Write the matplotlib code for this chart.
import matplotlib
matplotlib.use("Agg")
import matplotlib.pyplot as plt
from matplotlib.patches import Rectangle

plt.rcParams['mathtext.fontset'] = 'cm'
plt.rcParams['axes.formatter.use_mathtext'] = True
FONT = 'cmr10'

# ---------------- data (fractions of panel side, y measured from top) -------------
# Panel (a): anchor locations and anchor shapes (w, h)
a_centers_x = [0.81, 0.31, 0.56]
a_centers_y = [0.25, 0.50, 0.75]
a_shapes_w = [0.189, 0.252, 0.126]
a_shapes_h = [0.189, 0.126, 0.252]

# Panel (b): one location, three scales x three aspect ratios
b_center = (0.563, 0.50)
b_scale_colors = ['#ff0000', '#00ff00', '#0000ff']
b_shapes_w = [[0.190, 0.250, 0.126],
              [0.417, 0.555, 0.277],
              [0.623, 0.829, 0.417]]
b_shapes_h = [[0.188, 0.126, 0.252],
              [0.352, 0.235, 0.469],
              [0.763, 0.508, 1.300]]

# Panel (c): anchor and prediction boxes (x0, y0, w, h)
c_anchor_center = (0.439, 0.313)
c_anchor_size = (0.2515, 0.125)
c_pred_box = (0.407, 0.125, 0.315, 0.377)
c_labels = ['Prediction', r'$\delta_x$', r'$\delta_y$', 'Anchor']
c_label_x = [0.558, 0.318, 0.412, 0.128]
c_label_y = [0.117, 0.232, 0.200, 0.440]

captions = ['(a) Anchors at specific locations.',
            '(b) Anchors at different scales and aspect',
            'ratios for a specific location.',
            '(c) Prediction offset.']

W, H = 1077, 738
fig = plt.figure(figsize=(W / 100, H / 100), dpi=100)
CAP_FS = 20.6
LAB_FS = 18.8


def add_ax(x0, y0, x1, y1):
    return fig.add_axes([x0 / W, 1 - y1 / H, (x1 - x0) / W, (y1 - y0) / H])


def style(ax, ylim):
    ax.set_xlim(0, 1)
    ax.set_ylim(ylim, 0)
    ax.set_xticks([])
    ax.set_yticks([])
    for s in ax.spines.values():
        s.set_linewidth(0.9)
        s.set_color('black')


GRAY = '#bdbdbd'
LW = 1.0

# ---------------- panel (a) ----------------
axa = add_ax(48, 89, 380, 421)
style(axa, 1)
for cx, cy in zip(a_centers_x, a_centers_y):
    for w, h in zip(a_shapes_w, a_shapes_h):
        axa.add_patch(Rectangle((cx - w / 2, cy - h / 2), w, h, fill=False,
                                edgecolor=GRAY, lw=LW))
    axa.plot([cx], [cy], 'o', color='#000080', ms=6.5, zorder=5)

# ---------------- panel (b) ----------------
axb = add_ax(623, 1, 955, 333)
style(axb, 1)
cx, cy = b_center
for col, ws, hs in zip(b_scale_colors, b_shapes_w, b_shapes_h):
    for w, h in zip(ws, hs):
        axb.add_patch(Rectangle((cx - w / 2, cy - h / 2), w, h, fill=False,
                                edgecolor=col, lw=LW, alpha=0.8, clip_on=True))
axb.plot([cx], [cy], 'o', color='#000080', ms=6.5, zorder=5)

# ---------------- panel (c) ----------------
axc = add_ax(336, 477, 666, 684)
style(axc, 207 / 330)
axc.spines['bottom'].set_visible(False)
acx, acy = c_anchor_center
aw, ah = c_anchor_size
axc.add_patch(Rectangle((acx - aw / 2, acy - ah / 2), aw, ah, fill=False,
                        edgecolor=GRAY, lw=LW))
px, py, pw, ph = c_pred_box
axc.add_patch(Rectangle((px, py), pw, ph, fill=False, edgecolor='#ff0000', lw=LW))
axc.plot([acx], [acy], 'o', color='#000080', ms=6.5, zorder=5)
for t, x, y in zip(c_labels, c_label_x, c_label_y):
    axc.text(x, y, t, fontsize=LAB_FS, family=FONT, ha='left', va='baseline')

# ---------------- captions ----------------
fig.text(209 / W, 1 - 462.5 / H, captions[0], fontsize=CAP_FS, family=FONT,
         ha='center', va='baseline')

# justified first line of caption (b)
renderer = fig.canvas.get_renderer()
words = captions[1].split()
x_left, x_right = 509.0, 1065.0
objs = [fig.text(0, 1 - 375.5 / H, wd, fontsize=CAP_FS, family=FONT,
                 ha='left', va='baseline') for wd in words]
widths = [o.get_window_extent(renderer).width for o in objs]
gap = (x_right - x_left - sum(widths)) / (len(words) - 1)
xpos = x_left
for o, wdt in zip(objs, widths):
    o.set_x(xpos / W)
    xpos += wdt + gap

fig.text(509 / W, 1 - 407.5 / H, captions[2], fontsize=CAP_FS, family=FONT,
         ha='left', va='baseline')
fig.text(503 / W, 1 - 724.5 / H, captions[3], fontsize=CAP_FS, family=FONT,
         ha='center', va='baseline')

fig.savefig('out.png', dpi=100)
#####
### Brief
Return exactly, please, the lines of the material from the first one down to and including the line where "FONT = 'cmr10'" appears.

### Output
Write the matplotlib code for this chart.
import matplotlib
matplotlib.use("Agg")
import matplotlib.pyplot as plt
from matplotlib.patches import Rectangle

plt.rcParams['mathtext.fontset'] = 'cm'
plt.rcParams['axes.formatter.use_mathtext'] = True
FONT = 'cmr10'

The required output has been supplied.